YES. I am butchering the stuff I remember from years ago, but I think part of what Eliot was trying to do with Silas's worship of the gold was to frame it as a fetish -- a reveration and projection of human feeling onto inanimate objects -- and suggest that his energies were positive but the object of affection was dead-ended and unworthy of that energy. the gold essentially filled the void within him where God used to reside.

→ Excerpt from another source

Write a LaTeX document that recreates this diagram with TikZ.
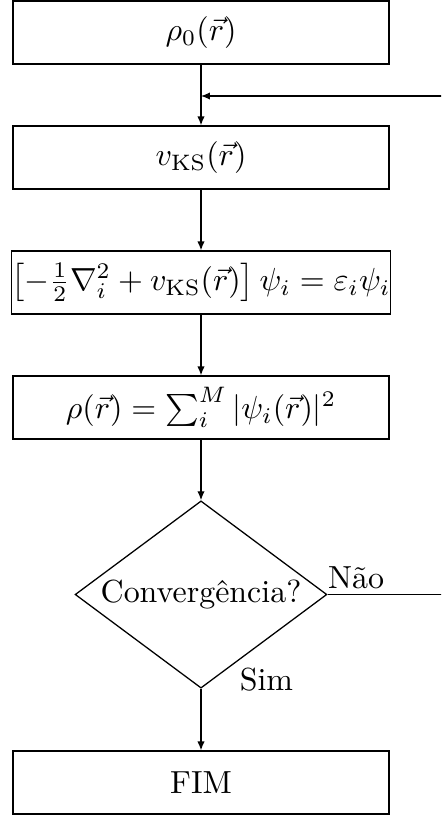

* to Eliot a fetish is neither inherently good or bad, considering that Lantern Yard also fetishised, say, the bible and other rituals like lot-drawing, and the Raveloe residents did a similar thing with I.H.S lard cakes. if you're curious this was what I had in my A Level notes (lol): "Eliot remarks that “the gods of the hearth exist for us still; and let all new faith be tolerant of that fetishism, lest it bruise its own roots”. Be it IHS for Dolly, or gold for Silas, it is clear that characters attach themselves onto physical objects as it is their main means of comprehending abstractions of human goodness."

> Flèche by Mary Jean Chan

I've been curious about this and I'm glad you read it so I don't have to! something about the marketing blurb already puts me off... it's very, 'look at this surface-level pun! so deep, right?' maybe I'm just snobbish. 😔

the Chinese with English characteristics was the main section that came off unexpected and thus funny to me too! from what you say Chan's poetry reminds me of Ocean Vuong's style, very self-consciously dwelling in an amateur's way of playing with language, almost afraid of being too difficult?


> Strange Weather in Tokyo by Hiromi Kawakami

Chickens are super cute!!!!!!!!!!!

I agree. justice for chickens!! if chickens have no fans I am dead, etc

agree with your translation opinions - “什么妙龄女郎!我可不是。” --> “I am not a young lady.” to me loses a LOT of the tone... I feel like even a tiny change like "Oi! I ain't a young lady." could have carried it across better.